The radiosensitivity produced by X-rays or gamma on a material medium, is directly proportional to the ability of the material to generate electronic equilibrium, eg. liquid substances, plastics, etc. 

The process of UV radiation is not ionization. Therefore, they are different effects.

Dear Apoorva,

what do you mean by 'UV sensitive'?

Do you think on radiation damage? Here UV photons as well as x-ray  and gammas  work via  the inherent photon energy more or less in the same way.

But when for example thinking on fluorescence; there you will find examples of materials such as the fluorophores, which are only exciteable by UV and not by x-ray or gammas.

   ....or think on UV-light sensitive film. Exposure efficiency of x-rays and gammas will be very, very  much less here.

    .... curing of adhasives by UV light.....etc.

https://en.wikipedia.org/wiki/Fluorophore

Generally, when UV passes through a compound, some of its energy promotes an electron from bonding to anti-bonding orbitals and the frequency of absorption depends on the energy gap between those two energy levels. My question is that can we expect the same mechanism of x-rays or gamma rays interaction with the only difference of bigger jumps in the energy levels because of the high energy of x-rays and gamma rays?

Two things about x-rays:

• The production of x-rays is rather messy. Hence, in contrast to lasers, you get a whole bunch of different energies unless you filter them excessively (throwing away most photons).
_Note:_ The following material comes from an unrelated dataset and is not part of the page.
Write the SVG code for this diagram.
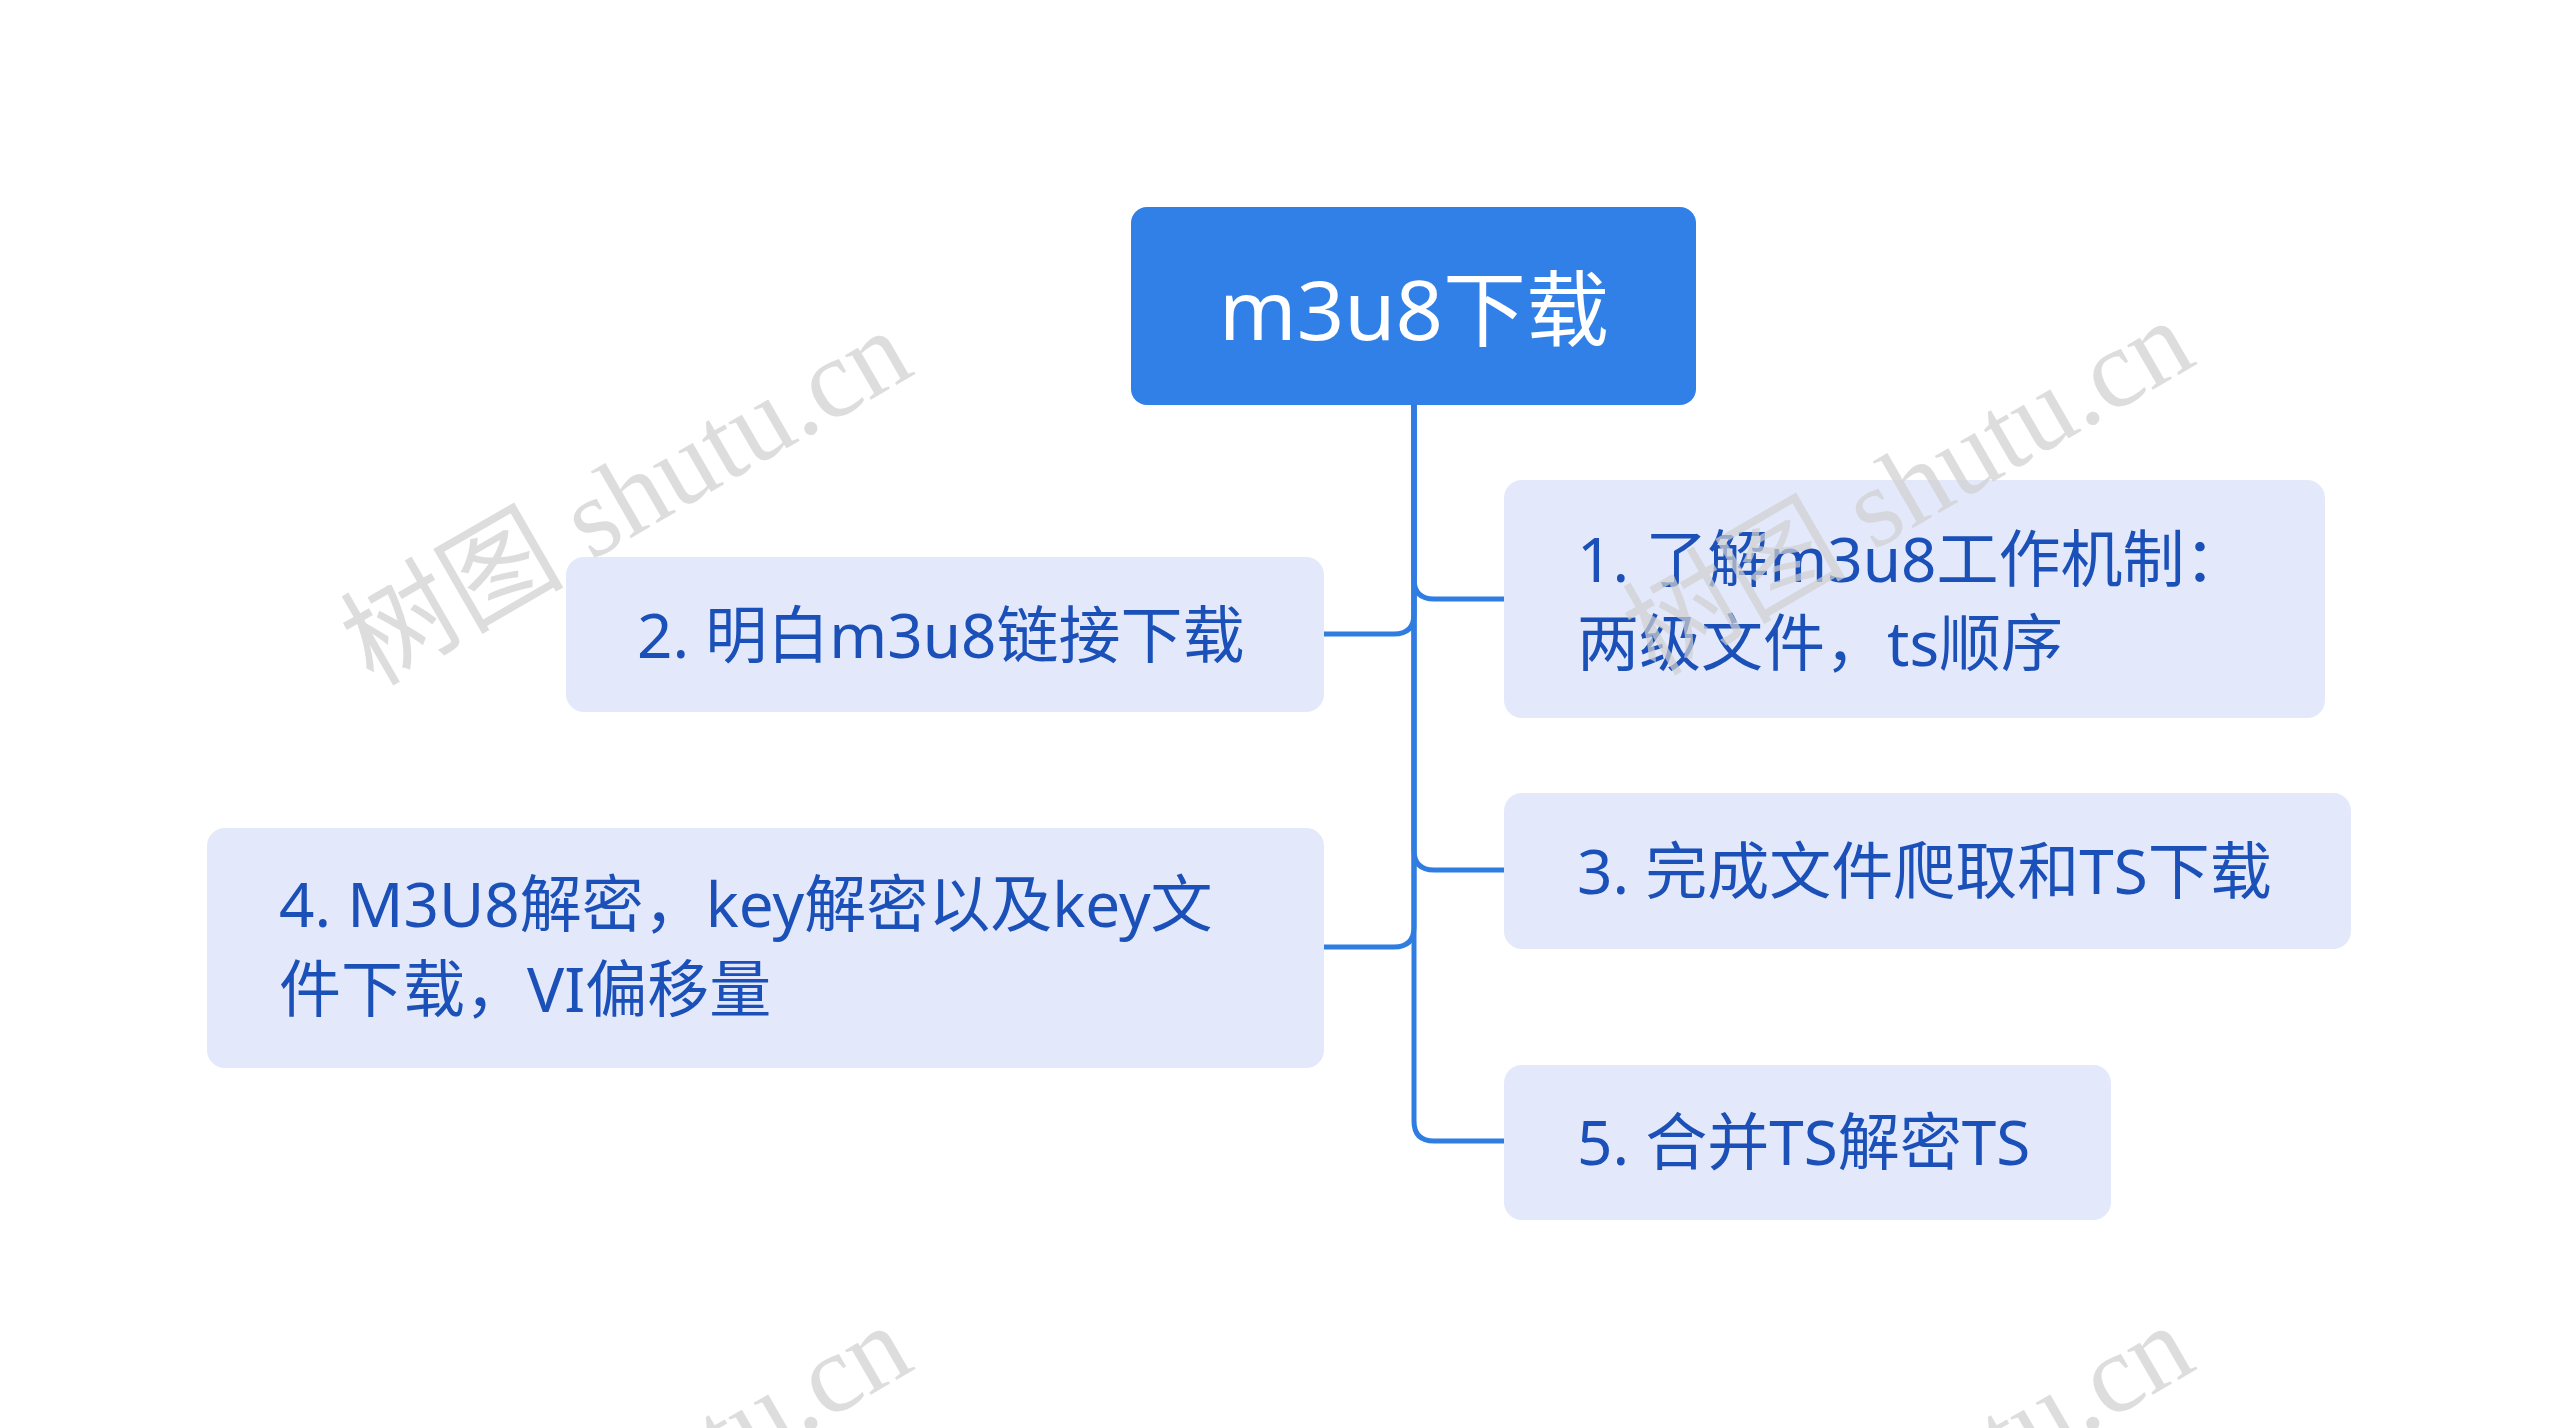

For x-rays of 10 keV and an already very small energy spread of 0.1% you are still left with energies differing by roughly 10 eV. So if you can excite an electron to an antibinding orbital, you can usually also simply ionize it at the same time.
• The electron does not come from a binding orbital as with UV radiation, but from a core orbital.

If you add these two points together, you find that, outside specialized applications, x-rays simply ionize core electrons. Hence the x-ray absorption for the average use-case is up to tiny effects determined by the atomic composition, ionization energies for the individual atomic shells etc.

In contrast, UV absorption often promotes electrons between orbitals, whose energies depends on the chemistry of the compound. Hence, x-ray and UV absorption are essentially unrelated to each other.

Ulf,

in priniciple you are right for the first stage of x-ray interaction (ionizing core shells). But at the following stages of interaction a huge number of secondary electrons will come up from a) emitted photo-electrons, b) Auger elctrons and c) recoiled electron from x-ray Compton scatter processes.

These electrons slow down due to multiple scattering processes (& increasing the number of low energy electrons) down to energies which are able to break bonds.

So x-rays themselves do not break bonds but the secondary electrons will perform that task.

Gerhard,

So called electronic equilibrium.

Apoorva: UV range: 3 - 10 eV?

Can you specify the UV energies?, and if the substance is solid, liquid, gaseous or cellular.

Yes, UV range is about 5-10eV. My material is in the form of films, it is highly UV sensitive but not much sensitive to x-rays or gamma rays. I was expecting that if it is UV sensitive then it would definitely be x-ray and gamma rays sensitive because the energy of radiations is more. Probably, I was wrong. 

@Gerhard Martens

I should have considered the secondary electrons, you are right. These secondary processes should be rather messy: considering the electron wave lengths, you are probably not restricted to dipole-allowed transitions and you have a range of energies that can be addressed, so you are going to get all sorts of transitions.

Thinking about it, there might be some connection then. For example if electrons are weakly bound, more secondary ionization may result before the energy is spent, so more molecules are ionized (which usually results in breaking chemical bonds). The binding energy may be somewhat related to UV sensitivity, though this is all vague and handwaving and not a strict relation. Correct me if I am wrong.

@ Ulf

 You are right.

Apoorva: It's possible that the grain size of the film be more sensitive to UV rays. You can making the following test: place a container/bottle plastic with water (~1 liter) the film glued to the container and then irradiate with gamma or X. The film should face the radiation source. The bottle is to generate electronic equilibrium around the film. Then it radiates another film without the water. If there is no difference the film type is not suitable for gamma measurement.

Agrees with various previous researchers. Some chemical compounds dissociated using uv. In fact uv will fully deposit energy whereas %age absorption from x gamma photons will be small. The volume also plays role and z of the film as well. Is it AgBr coated. Please note that uv do not cause band to band transitions. 

Such jumps are not possible  and extremely  rare. You do not expect electronic transitions especially  with free electrons. May be tightly bound electrons can play some role that's also impossible.  See H atom binding energy 13.6 eV so x or gamma  energy keV  or MeV  so electron do not absorb  as momentum  is not conserved. Such high energy photons see hydrogen  electron as free electron and remember free electron can not absorb photons.